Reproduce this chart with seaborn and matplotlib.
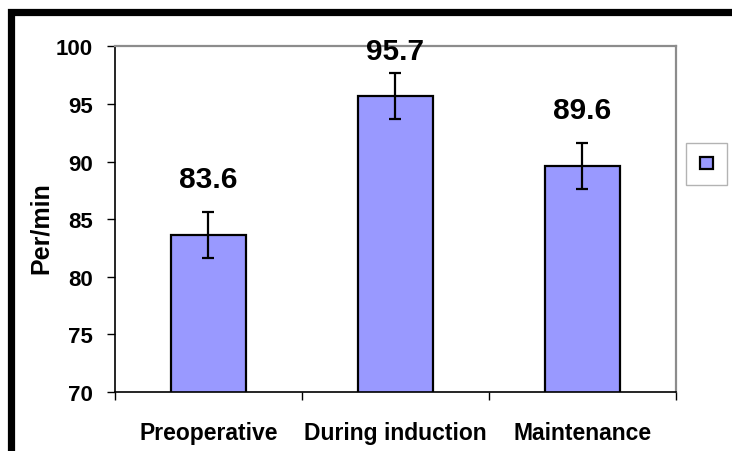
import matplotlib
matplotlib.use("Agg")
import matplotlib.pyplot as plt
import seaborn as sns
import pandas as pd
from matplotlib.patches import Patch, Rectangle

CATEGORIES = ["Preoperative", "During induction", "Maintenance"]
MEANS = [83.6, 95.7, 89.6]
ERRORS = [2.0, 2.0, 2.0]
Y_TICKS = [70, 75, 80, 85, 90, 95, 100]

BAR_COLOR = "#9999FF"


def main():
    sns.set_style("white")
    plt.rcParams["font.family"] = ["Liberation Sans", "DejaVu Sans"]
    plt.rcParams["font.weight"] = "bold"
    for key in ["text.color", "axes.labelcolor", "xtick.color", "ytick.color"]:
        plt.rcParams[key] = "black"

    df = pd.DataFrame({"phase": CATEGORIES, "rate": MEANS})

    fig = plt.figure(figsize=(7.32, 4.52), dpi=100)
    ax = fig.add_axes([0.157, 0.1305, 0.7665, 0.7645])

    sns.barplot(data=df, x="phase", y="rate", color=BAR_COLOR, width=0.4,
                edgecolor="black", linewidth=1.6, saturation=1, ax=ax)
    xs = list(range(len(CATEGORIES)))
    ax.errorbar(xs, MEANS, yerr=ERRORS, fmt="none", ecolor="black",
                elinewidth=1.6, capsize=4.5, capthick=1.6, zorder=5)

    for x, m, e in zip(xs, MEANS, ERRORS):
        ax.text(x, min(m + e + 2.9, 99.6), f"{m:.1f}", ha="center", va="center",
                fontsize=21.5, fontweight="bold", color="black", clip_on=False, zorder=6)

    ax.set_ylim(70, 100)
    ax.set_xlim(-0.5, len(CATEGORIES) - 0.5)
    ax.set_yticks(Y_TICKS)
    ax.set_yticklabels([str(t) for t in Y_TICKS], fontsize=16, fontweight="bold")
    ax.tick_params(axis="y", direction="out", length=6, width=1, color="black", pad=10, left=True)
    ax.set_xticks(xs)
    ax.set_xticklabels(CATEGORIES, fontsize=16.5, fontweight="bold")
    ax.tick_params(axis="x", which="major", length=0, pad=21)
    ax.set_xticks([x - 0.5 for x in xs] + [xs[-1] + 0.5], minor=True)
    ax.tick_params(axis="x", which="minor", direction="out", length=6, width=1,
                   color="black", bottom=True)

    ax.set_xlabel("")
    ax.set_ylabel("Per/min", fontsize=18, fontweight="bold")
    ax.yaxis.set_label_coords(-0.1105, 0.476)

    for side in ["left", "bottom"]:
        ax.spines[side].set_color("black")
        ax.spines[side].set_linewidth(1.2)
    for side in ["top", "right"]:
        ax.spines[side].set_color("#8c8c8c")
        ax.spines[side].set_linewidth(1.6)

    handle = Patch(facecolor=BAR_COLOR, edgecolor="black", linewidth=1.6)
    leg = fig.legend([handle], [""], loc="center", bbox_to_anchor=(706.5 / 732, 1 - 165 / 452),
                     fontsize=10, handlelength=1.0, handleheight=1.0, handletextpad=0,
                     borderpad=1.0, borderaxespad=0, fancybox=False, frameon=True)
    leg.get_frame().set_edgecolor("#a0a0a0")
    leg.get_frame().set_linewidth(1.0)

    frame = Rectangle((11 / 732, -0.1), 1.2, 1.1 - 13.5 / 452, transform=fig.transFigure,
                      fill=False, edgecolor="black", linewidth=5.2, zorder=10)
    fig.add_artist(frame)

    fig.savefig("out.png", dpi=100)
    plt.close(fig)


if __name__ == "__main__":
    main()
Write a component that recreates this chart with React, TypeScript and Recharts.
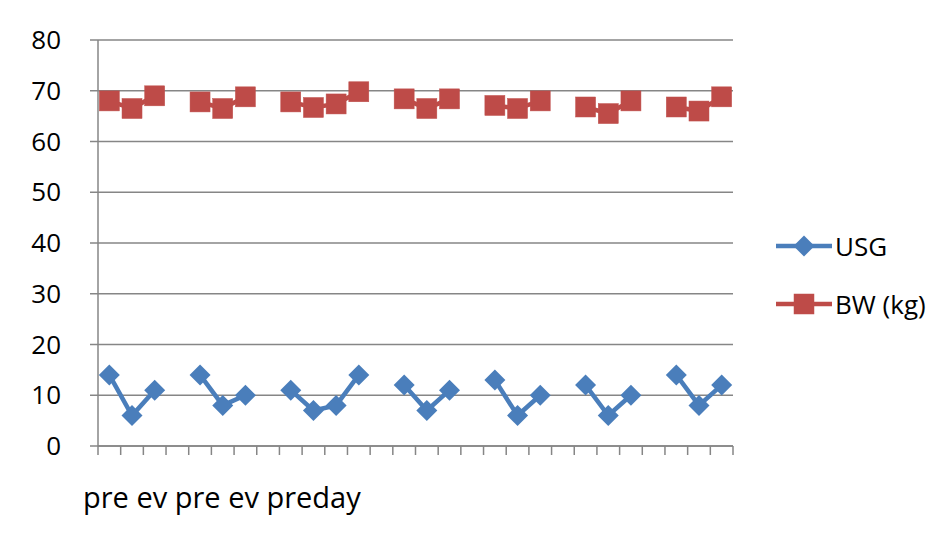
※
■ What you are asked to do ■
With all pictures left out, please transcribe exactly the lines from the start of the material through the line with "from matplotlib.patches import".

■ Written answer ■
Reproduce this chart with seaborn and matplotlib.
import matplotlib
matplotlib.use("Agg")
import matplotlib.pyplot as plt
import seaborn as sns
import pandas as pd
from matplotlib.patches import Patch, Rectangle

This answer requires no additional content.